When undergoing rectal cancer surgery, the piece of bowel containing the cancer is removed but surgeons then have to re-join the two healthy ends. Sometimes, this join does not heal properly, causing the bowel to leak. This is a potentially fatal complication known as an anastomotic leak.
The IntAct study will determine whether the use of new technology such as the cancer centre’s robotic system, which enables patients to undergo minimally invasive or keyhole surgery, is better than conventional surgery at reducing the risk of this dangerous complication.
With the first patient already recruited to the trail, consultant colorectal surgeon Mr Yannis Peristerakis said: “We are delighted to have established one of the best performing robotic colorectal units in the UK and proud to be contributing to a high profile international study.”
Since its first procedure last May, the cancer centre’s robot has been hugely successful in improving outcomes for cancer patients from throughout Lancashire and South Cumbria undergoing surgery for a variety of different cancers.
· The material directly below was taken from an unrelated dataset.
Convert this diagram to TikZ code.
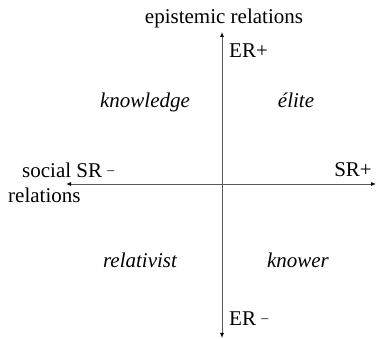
\documentclass[tikz,border=0pt]{standalone}
\usepackage{fontspec}
\setmainfont{Liberation Serif}
\usetikzlibrary{arrows.meta}
\newcommand{\lowdash}{\ \raisebox{0.4ex}{\fontsize{14}{14}\selectfont –}}
\begin{document}
\begin{tikzpicture}[x=1pt,y=-1pt,
  lbl/.style={inner sep=0pt,font=\fontsize{21}{25}\selectfont},
  quad/.style={lbl,anchor=base,font=\fontsize{21}{25}\selectfont\itshape},
  axis/.style={draw=black!65,line width=0.9pt,-{Latex[length=5pt,width=4pt,color=black]}}]
\useasboundingbox (0,0) rectangle (376,339);
% axis ends
\coordinate (origin) at (222,184);
\coordinate (top) at (222,32);
\coordinate (bottom) at (222,338);
\coordinate (left) at (66,184);
\coordinate (right) at (376,184);
% axes
\draw[axis] (origin) -- (top);
\draw[axis] (origin) -- (bottom);
\draw[axis] (origin) -- (left);
\draw[axis] (origin) -- (right);
% axis labels
\node[lbl,anchor=base] (epi) at (224,24) {epistemic relations};
\node[lbl,anchor=base west] (erplus) at (229,58) {ER+};
\node[lbl,anchor=base west] (erminus) at (229,326) {ER\lowdash};
\node[lbl,anchor=base west] (social) at (22,178) {social SR\lowdash};
\node[lbl,anchor=base west] (rel) at (8,203) {relations};
\node[lbl,anchor=base east] (srplus) at (372,177) {SR+};
% quadrant labels
\node[quad] (knowledge) at (145,108) {knowledge};
\node[quad] (elite) at (296,108) {élite};
\node[quad] (relativist) at (140,268) {relativist};
\node[quad] (knower) at (298,268) {knower};
\end{tikzpicture}
\end{document}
It has been used for 248 operations, enabling patients to benefit from speedier recovery times with the need for less post-operative pain relief and shorter hospital stays.
The robot provides a three dimensional view of the area to be operated on and its ‘wristed’ instruments allow much greater control and care of tissues, making it much easier for surgeons to access parts of the body that are difficult to reach and undertake complex procedures.